▶ Charts and diagrams as code:
****

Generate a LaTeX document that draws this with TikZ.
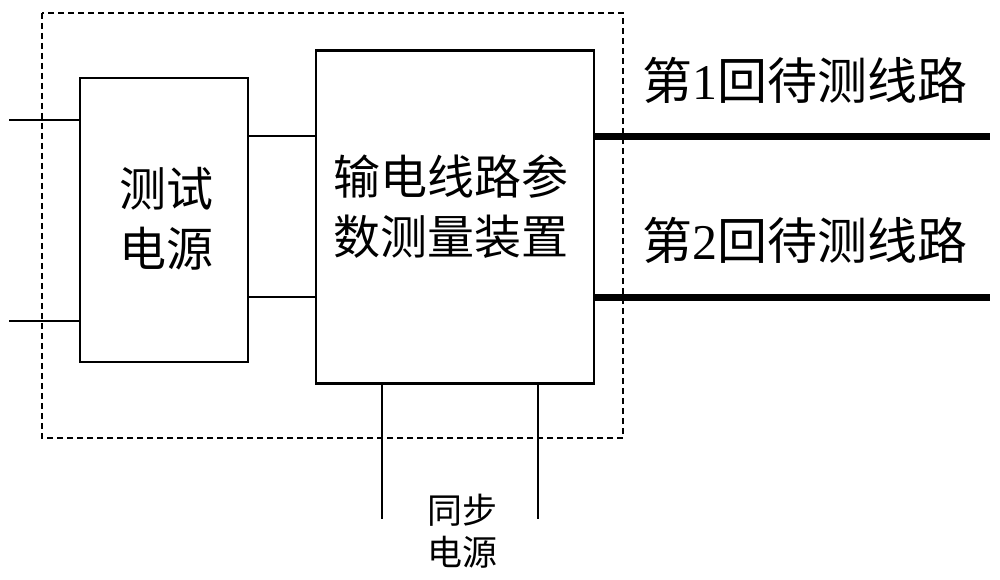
\documentclass[tikz,border=0pt]{standalone}
\usepackage{fontspec}
\newfontfamily\cjk{Noto Sans CJK SC}
\newfontfamily\digitfont{Liberation Serif}
\begin{document}
\begin{tikzpicture}[x=1pt,y=-1pt,
  boxstyle/.style={draw=black, line width=2.8pt, fill=white, inner sep=0pt},
  wire/.style={line width=2.8pt},
  thickwire/.style={line width=7pt},
  frame/.style={line width=1.3pt, dash pattern=on 6pt off 4pt},
  bigtext/.style={inner sep=0pt, align=center, font=\cjk\fontsize{47}{60}\selectfont},
  labeltext/.style={inner sep=0pt, align=center, font=\cjk\fontsize{50}{60}\selectfont},
  smalltext/.style={inner sep=0pt, align=center, font=\cjk\fontsize{35}{42}\selectfont}
]
\useasboundingbox (0,0) rectangle (1000,580);
% boxes
\node[boxstyle, minimum width=168pt, minimum height=284pt] (tp) at (164,220) {};
\node[boxstyle, minimum width=278pt, minimum height=333pt] (dev) at (455,217) {};
\node[bigtext] (tptext) at (166,219) {测试\\电源};
\node[bigtext] (devtext) at (451,207) {输电线路参\\数测量装置};
% input lines
\coordinate (in1) at (9,120);
\coordinate (in2) at (9,321);
\draw[wire] (in1) -- (in1 -| tp.west);
\draw[wire] (in2) -- (in2 -| tp.west);
% connections between boxes
\coordinate (c1) at (0,136);
\coordinate (c2) at (0,297);
\draw[wire] (tp.east |- c1) -- (dev.west |- c1);
\draw[wire] (tp.east |- c2) -- (dev.west |- c2);
% output lines
\coordinate (o1) at (990,137);
\coordinate (o2) at (990,297);
\draw[thickwire] (dev.east |- o1) -- (o1);
\draw[thickwire] (dev.east |- o2) -- (o2);
% labels
\node[labeltext] (l1) at (805,80) {第{\digitfont 1}回待测线路};
\node[labeltext] (l2) at (805,240) {第{\digitfont 2}回待测线路};
% sync supply
\coordinate (s1) at (382,519);
\coordinate (s2) at (538,519);
\draw[wire] (dev.south -| s1) -- (s1);
\draw[wire] (dev.south -| s2) -- (s2);
\node[smalltext] (sync) at (462,531) {同步\\电源};
% dashed enclosure (on top)
\draw[frame] (42,13) rectangle (623,438);
\end{tikzpicture}
\end{document}
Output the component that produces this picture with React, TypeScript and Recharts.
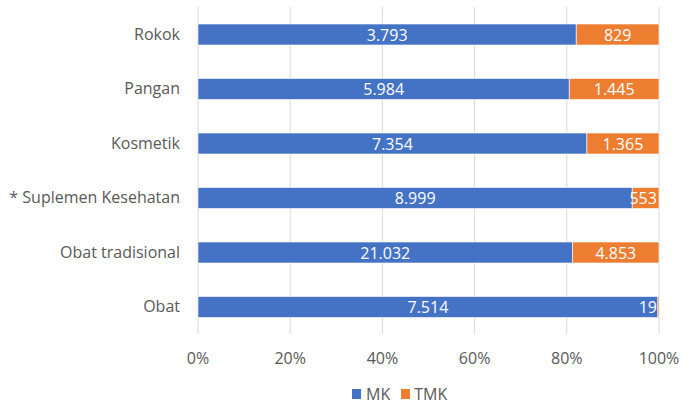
import { BarChart, Bar, XAxis, YAxis, CartesianGrid, Legend, LabelList } from "recharts";

const categories = ["Rokok", "Pangan", "Kosmetik", "* Suplemen Kesehatan", "Obat tradisional", "Obat"];
const mkValues = [3793, 5984, 7354, 8999, 21032, 7514];
const tmkValues = [829, 1445, 1365, 553, 4853, 19];
const percentTicks = [0, 0.2, 0.4, 0.6, 0.8, 1];

const data = categories.map((name, i) => ({ name, mk: mkValues[i], tmk: tmkValues[i] }));

const FONT = "'Open Sans', sans-serif";
const TEXT = "#595959";
const BLUE = "#4472C4";
const ORANGE = "#ED7D31";
const PLOT_RIGHT = 659;

// angka pakai titik sebagai pemisah ribuan
const fmt = (v: number) => String(v).replace(/\B(?=(\d{3})+(?!\d))/g, ".");

const textWidth = (s: string) => s.split("").reduce((w, c) => w + (c === "." ? 4.3 : 9.2), 0);

const SegmentLabel = (props: any) => {
  const { x, y, width, height, value } = props;
  const v = Array.isArray(value) ? value[1] - value[0] : value;
  const text = fmt(Number(v));
  const half = textWidth(text) / 2;
  const cx = Math.min(x + width / 2, PLOT_RIGHT - 2 - half);
  return (
    <text
      x={cx}
      y={y + height / 2}
      fill="#fff"
      fontSize={16}
      fontFamily={FONT}
      textAnchor="middle"
      dominantBaseline="central"
    >
      {text}
    </text>
  );
};

const LegendBox = () => (
  <div
    style={{
      height: 18,
      width: 694,
      display: "flex",
      alignItems: "center",
      paddingLeft: 352,
      boxSizing: "border-box",
      fontFamily: FONT,
      fontSize: 16,
      lineHeight: "18px",
      color: TEXT,
    }}
  >
    <span style={{ width: 9, height: 10, background: BLUE, marginRight: 5 }} />
    <span style={{ marginRight: 11 }}>MK</span>
    <span style={{ width: 9, height: 10, background: ORANGE, marginRight: 4 }} />
    <span>TMK</span>
  </div>
);

export default function App() {
  return (
    <div style={{ width: 694, height: 404, background: "#fff", overflow: "hidden" }}>
      <style>{"html,body{margin:0;padding:0;overflow:hidden;}"}</style>
      <BarChart
        width={694}
        height={404}
        data={data}
        layout="vertical"
        stackOffset="expand"
        barSize={21}
        margin={{ top: 7, right: 35, left: 0, bottom: 0 }}
      >
        <CartesianGrid horizontal={false} stroke="#D9D9D9" />
        <XAxis
          type="number"
          domain={[0, 1]}
          ticks={percentTicks}
          tickFormatter={(v: number) => `${Math.round(v * 100)}%`}
          axisLine={false}
          tickLine={false}
          tickMargin={13}
          height={52}
          tick={{ fill: TEXT, fontSize: 16, fontFamily: FONT }}
        />
        <YAxis
          type="category"
          dataKey="name"
          width={198}
          axisLine={false}
          tickLine={false}
          tickMargin={12}
          tick={{ fill: TEXT, fontSize: 16, fontFamily: FONT }}
        />
        <Legend
          verticalAlign="bottom"
          align="left"
          height={18}
          content={<LegendBox />}
          wrapperStyle={{ left: 0, top: 385, bottom: "auto" }}
        />
        <Bar dataKey="mk" name="MK" stackId="a" fill={BLUE} stroke="#fff" strokeOpacity={0.6} isAnimationActive={false}>
          <LabelList dataKey="mk" content={<SegmentLabel />} />
        </Bar>
        <Bar dataKey="tmk" name="TMK" stackId="a" fill={ORANGE} stroke="#fff" strokeOpacity={0.6} isAnimationActive={false}>
          <LabelList dataKey="tmk" content={<SegmentLabel />} />
        </Bar>
      </BarChart>
    </div>
  );
}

****

▶ Exercise goal: Leave out the pictures and output every record above precisely as given.

▶ Exercise output:
Generate a LaTeX document that draws this with TikZ.
\documentclass[tikz,border=0pt]{standalone}
\usepackage{fontspec}
\newfontfamily\cjk{Noto Sans CJK SC}
\newfontfamily\digitfont{Liberation Serif}
\begin{document}
\begin{tikzpicture}[x=1pt,y=-1pt,
  boxstyle/.style={draw=black, line width=2.8pt, fill=white, inner sep=0pt},
  wire/.style={line width=2.8pt},
  thickwire/.style={line width=7pt},
  frame/.style={line width=1.3pt, dash pattern=on 6pt off 4pt},
  bigtext/.style={inner sep=0pt, align=center, font=\cjk\fontsize{47}{60}\selectfont},
  labeltext/.style={inner sep=0pt, align=center, font=\cjk\fontsize{50}{60}\selectfont},
  smalltext/.style={inner sep=0pt, align=center, font=\cjk\fontsize{35}{42}\selectfont}
]
\useasboundingbox (0,0) rectangle (1000,580);
% boxes
\node[boxstyle, minimum width=168pt, minimum height=284pt] (tp) at (164,220) {};
\node[boxstyle, minimum width=278pt, minimum height=333pt] (dev) at (455,217) {};
\node[bigtext] (tptext) at (166,219) {测试\\电源};
\node[bigtext] (devtext) at (451,207) {输电线路参\\数测量装置};
% input lines
\coordinate (in1) at (9,120);
\coordinate (in2) at (9,321);
\draw[wire] (in1) -- (in1 -| tp.west);
\draw[wire] (in2) -- (in2 -| tp.west);
% connections between boxes
\coordinate (c1) at (0,136);
\coordinate (c2) at (0,297);
\draw[wire] (tp.east |- c1) -- (dev.west |- c1);
\draw[wire] (tp.east |- c2) -- (dev.west |- c2);
% output lines
\coordinate (o1) at (990,137);
\coordinate (o2) at (990,297);
\draw[thickwire] (dev.east |- o1) -- (o1);
\draw[thickwire] (dev.east |- o2) -- (o2);
% labels
\node[labeltext] (l1) at (805,80) {第{\digitfont 1}回待测线路};
\node[labeltext] (l2) at (805,240) {第{\digitfont 2}回待测线路};
% sync supply
\coordinate (s1) at (382,519);
\coordinate (s2) at (538,519);
\draw[wire] (dev.south -| s1) -- (s1);
\draw[wire] (dev.south -| s2) -- (s2);
\node[smalltext] (sync) at (462,531) {同步\\电源};
% dashed enclosure (on top)
\draw[frame] (42,13) rectangle (623,438);
\end{tikzpicture}
\end{document}
Output the component that produces this picture with React, TypeScript and Recharts.
import { BarChart, Bar, XAxis, YAxis, CartesianGrid, Legend, LabelList } from "recharts";

const categories = ["Rokok", "Pangan", "Kosmetik", "* Suplemen Kesehatan", "Obat tradisional", "Obat"];
const mkValues = [3793, 5984, 7354, 8999, 21032, 7514];
const tmkValues = [829, 1445, 1365, 553, 4853, 19];
const percentTicks = [0, 0.2, 0.4, 0.6, 0.8, 1];

const data = categories.map((name, i) => ({ name, mk: mkValues[i], tmk: tmkValues[i] }));

const FONT = "'Open Sans', sans-serif";
const TEXT = "#595959";
const BLUE = "#4472C4";
const ORANGE = "#ED7D31";
const PLOT_RIGHT = 659;

// angka pakai titik sebagai pemisah ribuan
const fmt = (v: number) => String(v).replace(/\B(?=(\d{3})+(?!\d))/g, ".");

const textWidth = (s: string) => s.split("").reduce((w, c) => w + (c === "." ? 4.3 : 9.2), 0);

const SegmentLabel = (props: any) => {
  const { x, y, width, height, value } = props;
  const v = Array.isArray(value) ? value[1] - value[0] : value;
  const text = fmt(Number(v));
  const half = textWidth(text) / 2;
  const cx = Math.min(x + width / 2, PLOT_RIGHT - 2 - half);
  return (
    <text
      x={cx}
      y={y + height / 2}
      fill="#fff"
      fontSize={16}
      fontFamily={FONT}
      textAnchor="middle"
      dominantBaseline="central"
    >
      {text}
    </text>
  );
};

const LegendBox = () => (
  <div
    style={{
      height: 18,
      width: 694,
      display: "flex",
      alignItems: "center",
      paddingLeft: 352,
      boxSizing: "border-box",
      fontFamily: FONT,
      fontSize: 16,
      lineHeight: "18px",
      color: TEXT,
    }}
  >
    <span style={{ width: 9, height: 10, background: BLUE, marginRight: 5 }} />
    <span style={{ marginRight: 11 }}>MK</span>
    <span style={{ width: 9, height: 10, background: ORANGE, marginRight: 4 }} />
    <span>TMK</span>
  </div>
);

export default function App() {
  return (
    <div style={{ width: 694, height: 404, background: "#fff", overflow: "hidden" }}>
      <style>{"html,body{margin:0;padding:0;overflow:hidden;}"}</style>
      <BarChart
        width={694}
        height={404}
        data={data}
        layout="vertical"
        stackOffset="expand"
        barSize={21}
        margin={{ top: 7, right: 35, left: 0, bottom: 0 }}
      >
        <CartesianGrid horizontal={false} stroke="#D9D9D9" />
        <XAxis
          type="number"
          domain={[0, 1]}
          ticks={percentTicks}
          tickFormatter={(v: number) => `${Math.round(v * 100)}%`}
          axisLine={false}
          tickLine={false}
          tickMargin={13}
          height={52}
          tick={{ fill: TEXT, fontSize: 16, fontFamily: FONT }}
        />
        <YAxis
          type="category"
          dataKey="name"
          width={198}
          axisLine={false}
          tickLine={false}
          tickMargin={12}
          tick={{ fill: TEXT, fontSize: 16, fontFamily: FONT }}
        />
        <Legend
          verticalAlign="bottom"
          align="left"
          height={18}
          content={<LegendBox />}
          wrapperStyle={{ left: 0, top: 385, bottom: "auto" }}
        />
        <Bar dataKey="mk" name="MK" stackId="a" fill={BLUE} stroke="#fff" strokeOpacity={0.6} isAnimationActive={false}>
          <LabelList dataKey="mk" content={<SegmentLabel />} />
        </Bar>
        <Bar dataKey="tmk" name="TMK" stackId="a" fill={ORANGE} stroke="#fff" strokeOpacity={0.6} isAnimationActive={false}>
          <LabelList dataKey="tmk" content={<SegmentLabel />} />
        </Bar>
      </BarChart>
    </div>
  );
}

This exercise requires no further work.